I miss walking around Greektown, where old men sat on chairs outside the restaurants and called out to each other in Greek. I also miss the fact that I could walk down almost any street in Chicago and hear at least four or five different languages being spoken.

I don't miss random creeps who called out to me when I was walking down almost any street in Chicago, because apparently they go by the following motto: If I yell out as many offensive things as possible and/or try to grope women that I think are attractive, surely ONE of them will want to hook up with me, and I have NO IDEA why this hasn't worked yet.

I miss the neighborhood festivals, like the Chinese New Year's festival in Chinatown, where I used to watch the dragon dancers, the Taste of Chicago in Grant Park, where I ate toasted ravioli and other delicious food from local restaurants, or Northalsted Market Days in Boystown, where I looked wistfully at all the good-looking, muscular guys dancing in colorful briefs and think, "And they're all gay, darn it!"

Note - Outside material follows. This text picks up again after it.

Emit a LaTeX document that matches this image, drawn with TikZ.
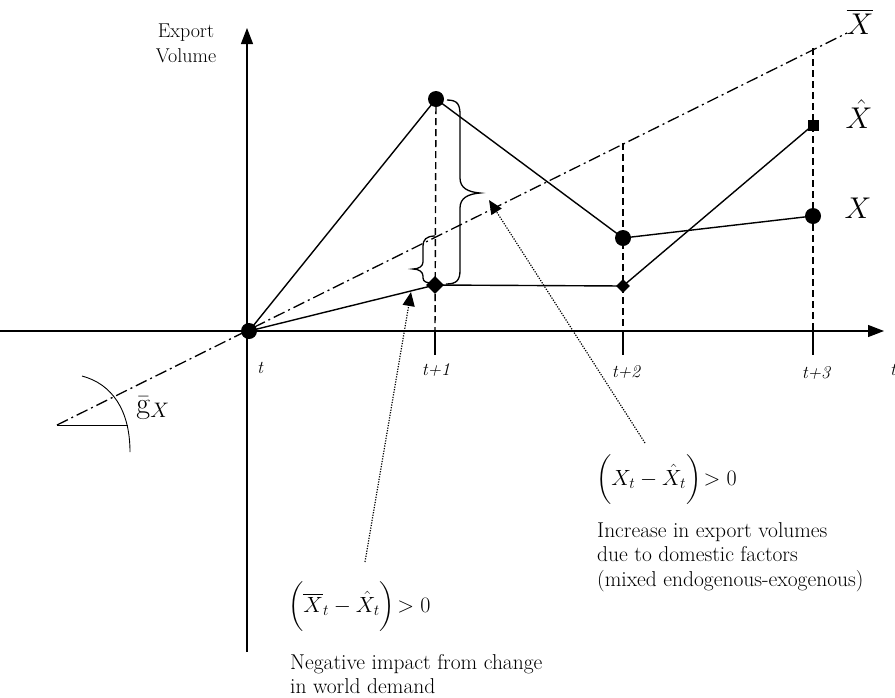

I don't miss the crowds at those festivals (or any popular event or place in the city), where there was sometimes the risk that I might get robbed/knocked down/thrown up on (and yes, all three things happened to me at some point or other during some of these festivals).

I miss riding the CTA trains and buses, because I dislike driving in Small Town; I dislike parking, and I dislike all the drivers who apparently don't know how to drive or park.

I don't miss the weird, annoying, or scary people on the CTA trains and buses, like the guy who took off his pants just because I glanced in his direction, or the people who would delay the trains by holding the doors open for their friends, or the people whose solution to crowded trains and buses would be to make them even MORE crowded by squeezing themselves onboard.

I miss riding rented bikes by the lake, window shopping on Michigan Avenue, and the free admissions' days at the museums.

I don't miss the aggressive bicyclists by the lake, the protestors who yelled at anyone who didn't protest with them on Michigan Avenue (and there are a LOT of them in Chicago right now), and the mob of tourists at the museums who walked so slowly (because they were appreciating the scenery) that I always had to mutter to myself, "Don't yell at the tourists don't yell at the tourists don't -"

On the other hand, part of me is thinking that maybe I should just save my money and not go to Chicago at all, or maybe I should go somewhere else for my spring break (I am considering a road trip to explore more of the surrounding area this summer).

What about you? What do you like best/least about your hometown, or what would you miss most about it?